El sicario es un asesino que mata por plata, por orden de un autor intelectual que busca encubrirse en el anonimato. Sus víctimas potenciales pueden ser cualquiera de nosotros, no importa si eres delincuente, traficante, pobre, rico, estudiante, profesor, ambulante, mujeriego o simple seductor. Para el sicario la vida no vale nada; la muerte lo vale todo, y es esta distorsionada valoración y el monopolio de información acerca de quienes lo contratan, la mayor fuente de su poder. Un poder que se yergue por encima del poder político o del dinero mismo de quien contrata.
El sicario se inicia como pandillero, luego pasa a ser un ajustador de cuentas de los que incumplen el pago de cupos a bandas de extorsionadores. Una vez probado como buen ajustador de cuentas de los extorsionados, se vuelve depositario de demandas de ajustes de cuentas externas a la banda, posicionándose como sicario. Sin demandantes de muerte no habría sicariato; es decir, sin gente dispuesta a pagar por el aniquilamiento de personas, éstas no morirían a sangre fría. La maldad del sicario es la misma que anida en los demandantes de muerte; personas enceguecidas por una sed de venganza derivada de líos personales, delincuenciales o de corruptela política.
Los países donde el sicariato avanzó demasiado sin respuesta consistente desde el Estado, han devenido en sociedades regidas por el miedo, la incertidumbre y la anomia. En ellas la ley está pintada en la pared, sobre todo si las instituciones responsables de combatir ese flagelo -Policía Nacional y Poder Judicial- no reconocen la gravedad del fenómeno o están corrompidas y podridas estructuralmente. En ellas el sicariato termina aniquilando la inversión y las expectativas de bienestar y desarrollo.
Al sicariato hay que combatirlo desde temprano y de raíz. Para ello se debe empezar por reconocer la gravedad del fenómeno y desarrollar una estrategia que lo ataque por el lado de la oferta y la demanda.
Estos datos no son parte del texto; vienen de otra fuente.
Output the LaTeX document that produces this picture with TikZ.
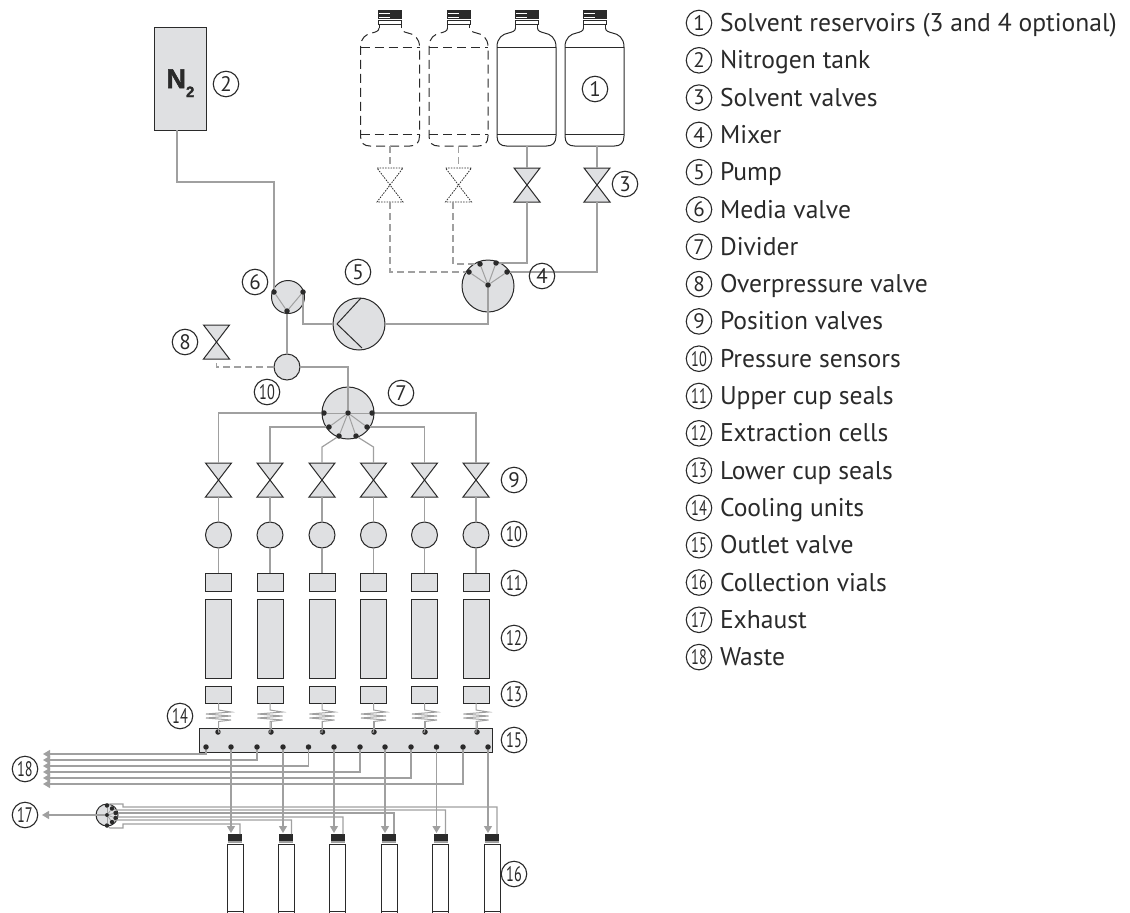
\documentclass[tikz,border=0pt]{standalone}
\usepackage{fontspec}
\usepackage{graphicx}
\setmainfont{PT Sans}
\newfontfamily\ntwofont[FakeBold=2]{Liberation Sans Bold}
\usetikzlibrary{arrows.meta,calc}
\definecolor{fillgrey}{HTML}{DFE0E2}
\definecolor{pipegrey}{HTML}{A0A0A0}
\definecolor{inkgrey}{HTML}{2A2A2A}
\tikzset{
  part/.style={draw=inkgrey,fill=fillgrey,line width=1pt,inner sep=0,outer sep=0},
  roundpart/.style={part,circle,minimum size=#1},
  boxpart/.style={part,rectangle},
  valvenode/.style={rectangle,inner sep=0,outer sep=0,minimum width=26pt,minimum height=34pt},
  valveline/.style={draw=inkgrey,fill=fillgrey,line width=1pt,line join=miter},
  ghostvalve/.style={draw=inkgrey,line width=.8pt,dash pattern=on 1.5pt off 1.2pt},
  bodyline/.style={draw=inkgrey,line width=1pt},
  ghostline/.style={draw=inkgrey,line width=1pt,dash pattern=on 9pt off 5pt},
  pipe/.style={draw=pipegrey,line width=1.2pt},
  ghostpipe/.style={draw=pipegrey,line width=1.2pt,dash pattern=on 7pt off 4pt},
  flow/.style={pipe,-{Triangle[length=7pt,width=8pt]}},
  dot/.style={circle,fill=inkgrey,inner sep=0,outer sep=0,minimum size=5.5pt},
  num/.style={circle,draw=inkgrey,line width=1.1pt,minimum size=25.5pt,inner sep=0,outer sep=0,text=inkgrey,font=\fontsize{21}{21}\selectfont},
  legend/.style={anchor=base west,inner sep=0,outer sep=0,text=inkgrey,font=\fontsize{25.6}{28}\selectfont},
}
\newcommand{\nar}[1]{\scalebox{.68}[1]{#1}}
\newcommand{\myValve}[3]{\node[valvenode] (#1) at (#2,#3) {};
  \path[valveline] (#1.north west) -- (#1.north east) -- (#1.south west) -- (#1.south east) -- cycle;}
\newcommand{\ghostValve}[3]{\node[valvenode] (#1) at (#2,#3) {};
  \path[ghostvalve] (#1.north west) -- (#1.north east) -- (#1.south west) -- (#1.south east) -- cycle;}
\newcommand{\myCap}{%
  \draw[inkgrey,line width=.8pt] (-11,28) -- (-11,24) (11,28) -- (11,24);
  \draw[inkgrey,line width=.8pt] (-11.5,20) rectangle (11.5,24);
  \draw[inkgrey,line width=.7pt] (-11.5,10) rectangle (11.5,18.5);
  \fill[inkgrey] (-11.5,10.5) rectangle (11.5,13.2);
  \fill[inkgrey] (-11.5,14.4) rectangle (11.5,16.5);
  \fill[inkgrey] (0,10.5) rectangle (11.5,18.5);
}
\newcommand{\myBottle}[3]{%
  \node[inner sep=0,outer sep=0,minimum width=59pt,minimum height=136pt] (#1) at (#2,78) {};
  \begin{scope}[shift={(#2,0)}]
    \myCap
    \path[#3] (-11,28) .. controls (-11,31) and (-14,32) .. (-18,33) .. controls (-24,34) and (-29.5,38) .. (-29.5,47) -- (-29.5,136) .. controls (-29.5,143) and (-26,146) .. (-20,146) -- (20,146) .. controls (26,146) and (29.5,143) .. (29.5,136) -- (29.5,47) .. controls (29.5,38) and (24,34) .. (18,33) .. controls (14,32) and (11,31) .. (11,28);
    \path[#3] (-29.5,47) -- (29.5,47) (-29.5,134.5) -- (29.5,134.5);
  \end{scope}}
\newcommand{\myVial}[2]{%
  \node[draw=inkgrey,fill=white,line width=1pt,inner sep=0,outer sep=0,minimum width=16pt,minimum height=70pt] (#1) at (#2,879) {};
  \draw[inkgrey,line width=.8pt] (#2-8,911) -- (#2+8,911);
  \fill[inkgrey] (#2-7,834) rectangle (#2+7,840.5);
  \fill[pipegrey] (#2-7,841) rectangle (#2+7,843);}
\begin{document}
\begin{tikzpicture}[x=1pt,y=-1pt]
\useasboundingbox (0,0) rectangle (1130,913);

%% reservoirs
\myBottle{b1}{390}{ghostline}
\myBottle{b2}{458.5}{ghostline}
\myBottle{b3}{526.5}{bodyline}
\myBottle{b4}{594.5}{bodyline}
%% solvent valves
\ghostValve{sv1}{390}{185}
\ghostValve{sv2}{458.5}{185}
\myValve{sv3}{527}{185}
\myValve{sv4}{597}{185}
\draw[ghostpipe] (sv1.north |- b1.south) -- (sv1.north);
\draw[ghostpipe] (sv2.north |- b2.south) -- (sv2.north);
\draw[pipe] (sv3.north |- b3.south) -- (sv3.north);
\draw[pipe] (sv4.north |- b4.south) -- (sv4.north);

%% nitrogen
\node[boxpart,minimum width=52pt,minimum height=103pt] (n2) at (180,78.5) {};
\node[inner sep=0,outer sep=0,anchor=base west,text=inkgrey] (n2t) at (166.5,88) {\fontsize{27}{27}\ntwofont N\raisebox{-9pt}{\fontsize{15}{15}\ntwofont 2}};
\coordinate (n2b) at (177,130);

%% main round parts
\node[roundpart=52pt] (mixer) at (488,286) {};
\node[roundpart=52pt] (pump) at (359,324) {};
\node[roundpart=33pt] (media) at (288,297) {};
\node[roundpart=26pt] (sensor) at (287,367) {};
\node[roundpart=52pt] (divider) at (348,413) {};
\myValve{ov}{216.5}{342}
\coordinate (ch1) at (361,298);
\coordinate (ch2) at (337,324);
\coordinate (ch3) at (362,348);
\draw[inkgrey,line width=1pt] (ch1) -- (ch2) -- (ch3);

%% column of parts
\foreach \i/\x in {1/218.5,2/270,3/322,4/373.5,5/424.5,6/476}{
  \myValve{pv\i}{\x}{480}
  \node[roundpart=26pt] (ps\i) at (\x,535) {};
  \node[boxpart,minimum width=26pt,minimum height=18pt] (us\i) at (\x,582) {};
  \node[boxpart,minimum width=26pt,minimum height=79pt] (ec\i) at (\x,638.5) {};
  \node[boxpart,minimum width=26pt,minimum height=17pt] (ls\i) at (\x,694.5) {};
}
\node[boxpart,minimum width=293pt,minimum height=24pt] (outlet) at (345.5,740) {};

%% mixer dots
\node[dot] (mx1) at (469,272) {};
\node[dot] (mx2) at (480,264) {};
\node[dot] (mx3) at (496,263) {};
\node[dot] (mx4) at (507,272) {};
\node[dot] (mxc) at (488,285) {};
%% media valve dots
\node[dot] (md1) at (274,292) {};
\node[dot] (md2) at (303,292) {};
\node[dot] (mdc) at (287,311) {};
%% divider dots
\node[dot] (dv1) at (324,413) {};
\node[dot] (dv2) at (372,413) {};
\node[dot] (dv3) at (329,427) {};
\node[dot] (dv4) at (367,427) {};
\node[dot] (dv5) at (339,436) {};
\node[dot] (dv6) at (356,436) {};
\node[dot] (dvc) at (348,413) {};

%% pipes upstream
\coordinate (sv2b) at (453,202);
\draw[ghostpipe] (sv1.south) |- (mx1);
\draw[ghostpipe] (sv2b) |- (mx2);
\draw[pipe] (sv3.south) |- (mx3);
\draw[pipe] (sv4.south) |- (mx4);
\foreach \i in {1,2,3,4}{\draw[pipe,line width=1pt] (mxc) -- (mx\i);}
\draw[pipe] (mxc) |- (pump.east);
\draw[pipe] (pump.west) -| (md2);
\coordinate (n2k) at (274,182);
\draw[pipe] (n2b) |- (n2k) -- (md1);
\draw[pipe,line width=1pt] (mdc) -- (md1);
\draw[pipe,line width=1pt] (mdc) -- (md2);
\draw[pipe] (mdc) -- (sensor.north);
\draw[ghostpipe] (sensor.west) -| (ov.south);
\draw[pipe] (sensor.east) -| (dvc);
\foreach \i in {1,...,6}{\draw[pipe,line width=1pt] (dvc) -- (dv\i);}
\draw[pipe] (dv1) -| (pv1.north);
\draw[pipe] (dv3) -| (pv2.north);
\draw[pipe] (dv5) -- (pv3.north |- 0,447) -- (pv3.north);
\draw[pipe] (dv6) -- (pv4.north |- 0,447) -- (pv4.north);
\draw[pipe] (dv4) -| (pv5.north);
\draw[pipe] (dv2) -| (pv6.north);
\foreach \i in {1,...,6}{
  \draw[pipe] (pv\i.south) -- (ps\i.north);
  \draw[pipe] (ps\i.south) -- (us\i.north);
}
%% outlet dots and coolers
\foreach \i/\x in {1/218,2/271,3/322.5,4/374,5/425,6/477}{
  \node[dot] (ot\i) at (\x,732) {};
  \draw[pipe,line width=1pt] (ls\i.south) -- ++(0,7) -- ++(12.5,2) -- ++(-25,2) -- ++(25,2) -- ++(-25,2) -- ++(25,2) -- ++(-12.5,1.5) |- (ot\i);
  \draw[pipe,line width=1pt] (ot\i |- 0,722) -- (ot\i);
}
\foreach \i/\x in {1/206,2/231,3/257,4/283,5/308.5,6/334,7/360,8/385,9/411,10/436.5,11/463,12/488}{
  \node[dot] (ob\i) at (\x,747) {};
}
%% waste
\foreach \i/\y in {1/754,3/760,5/766,7/772,9/778,11/784}{
  \coordinate (w\i) at (43,\y);
  \draw[flow] (ob\i) |- (w\i);
}
%% vials
\foreach \i/\x in {1/235,2/286.4,3/337.8,4/389.2,5/440.6,6/492}{
  \myVial{vi\i}{\x}
}
\foreach \o/\i/\x in {2/1/231,4/2/283,6/3/334,8/4/385,10/5/436.5,12/6/488}{
  \coordinate (va\i) at (\x,833);
  \draw[flow] (ob\o) -- (va\i);
}
%% exhaust valve
\node[roundpart=22pt] (exh) at (107,815) {};
\node[dot,minimum size=4.5pt] (ex1) at (107,805.5) {};
\node[dot,minimum size=4.5pt] (ex2) at (112,808.5) {};
\node[dot,minimum size=4.5pt] (ex3) at (115.5,813) {};
\node[dot,minimum size=4.5pt] (ex4) at (115.5,818) {};
\node[dot,minimum size=4.5pt] (ex5) at (112,822) {};
\node[dot,minimum size=4.5pt] (ex6) at (107,825.5) {};
\node[dot,minimum size=4pt] (exc) at (107,815) {};
\foreach \i in {1,...,6}{\draw[pipe,line width=.8pt] (exc) -- (ex\i);}
\coordinate (ea1) at (497,834);
\coordinate (ea2) at (445.5,834);
\coordinate (ea3) at (394,834);
\coordinate (ea4) at (343,834);
\coordinate (ea5) at (291.5,834);
\coordinate (ea6) at (240,834);
\draw[pipe,line width=1.1pt] (ex1) -- (110,804) -- (123,804) -- (123,807) -| (ea1);
\draw[pipe,line width=1.1pt] (ex2) -- (116,810) -| (ea2);
\draw[pipe,line width=1.1pt] (ex3) -| (ea3);
\draw[pipe,line width=1.1pt] (ex4) -- (118,817) -| (ea4);
\draw[pipe,line width=1.1pt] (ex5) -- (117,820) -| (ea5);
\draw[pipe,line width=1.1pt] (ex6) -- (110,828) -- (123,828) -- (123,824) -| (ea6);
\coordinate (ext) at (42,815);
\draw[flow] (exc) -- (ext);

%% item numbers on the drawing
\node[num] (l1) at (595,89) {1};
\node[num] (l2) at (226,84) {2};
\node[num] (l3) at (625,184) {3};
\node[num] (l4) at (542,276) {4};
\node[num] (l5) at (358,272) {5};
\node[num] (l6) at (255,282) {6};
\node[num] (l7) at (401,393) {7};
\node[num] (l8) at (185,342) {8};
\node[num] (l9) at (514,480) {9};
\node[num] (l10a) at (267,392) {\nar{10}};
\node[num] (l10b) at (514,534) {\nar{10}};
\node[num] (l11) at (514,583) {\nar{11}};
\node[num] (l12) at (514,638) {\nar{12}};
\node[num] (l13) at (514,694) {\nar{13}};
\node[num] (l14) at (180,716) {\nar{14}};
\node[num] (l15) at (514,740) {\nar{15}};
\node[num] (l16) at (514,874) {\nar{16}};
\node[num] (l17) at (25,815) {\nar{17}};
\node[num] (l18) at (25,769) {\nar{18}};

%% legend
\foreach \i/\t in {1/Solvent reservoirs (3 and 4 optional),2/Nitrogen tank,3/Solvent valves,4/Mixer,5/Pump,6/Media valve,7/Divider,8/Overpressure valve,9/Position valves,10/Pressure sensors,11/Upper cup seals,12/Extraction cells,13/Lower cup seals,14/Cooling units,15/Outlet valve,16/Collection vials,17/Exhaust,18/Waste}{
  \pgfmathsetmacro{\yy}{23+(\i-1)*37.3}
  \ifnum\i<10
    \node[num] (k\i) at (699,\yy) {\i};
  \else
    \node[num] (k\i) at (699,\yy) {\nar{\i}};
  \fi
  \node[legend] (t\i) at (720,\yy+8.5) {\t};
}
\end{tikzpicture}
\end{document}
Por el lado de la oferta, hay que parar en seco la producción de ajustadores de cuentas nóveles que luego devendrán en sicarios profesionales, para lo cual hay que frenar el pandillaje rescatando a las familias de la pobreza moral. La pobreza moral es la carencia de valores sólidos y paz espiritual producto de una pobre autoestima, cimentada en la niñez por el desafecto de padres alcohólicos o drogadictos, o padres autoritarios o que abandonan a sus hijos. Combatir la pobreza material sin hacer lo mismo con la pobreza moral es suicida, porque a mayor riqueza material las oportunidades delincuenciales se multiplican. Y la pobreza moral resulta siendo el caldo de cultivo para formas de delincuencia cada vez más graves. Una clase dirigencial sin valores contribuye a ahondar el problema: sin ejemplos de vida paradigmática que imitar dentro de la familia, los niños y jóvenes tampoco hallan sustitutos en la sociedad.
Por el lado de la demanda, al sicariato hay que combatirlo empezando por parar en seco la producción de políticos oportunistas con vínculos mafiosos. Para ello se requiere convertir el actual proceso de fragmentación política en un verdadero proceso de descentralización portador de gobernabilidad. Para ello se requiere contar con solo de 5 a 8 gobiernos macroregionales, de 50 a 80 gobiernos provinciales y de 500 a 800 gobiernos distritales, con la presencia de partidos nacionales sólidos en todas y cada una de esas circunscripciones, proyectándose a la juventud como escuelas de civismo y democracia. Complementariamente, hay que reformar de raíz la Policía Nacional y el Poder Judicial, reinstaurando la autoridad, el sentido de justicia y el imperio disuasivo de la ley. Sólo con autoridad, justicia y labor de inteligencia efectiva podremos evitar que el cáncer del sicariato haga metástasis en toda la sociedad peruana.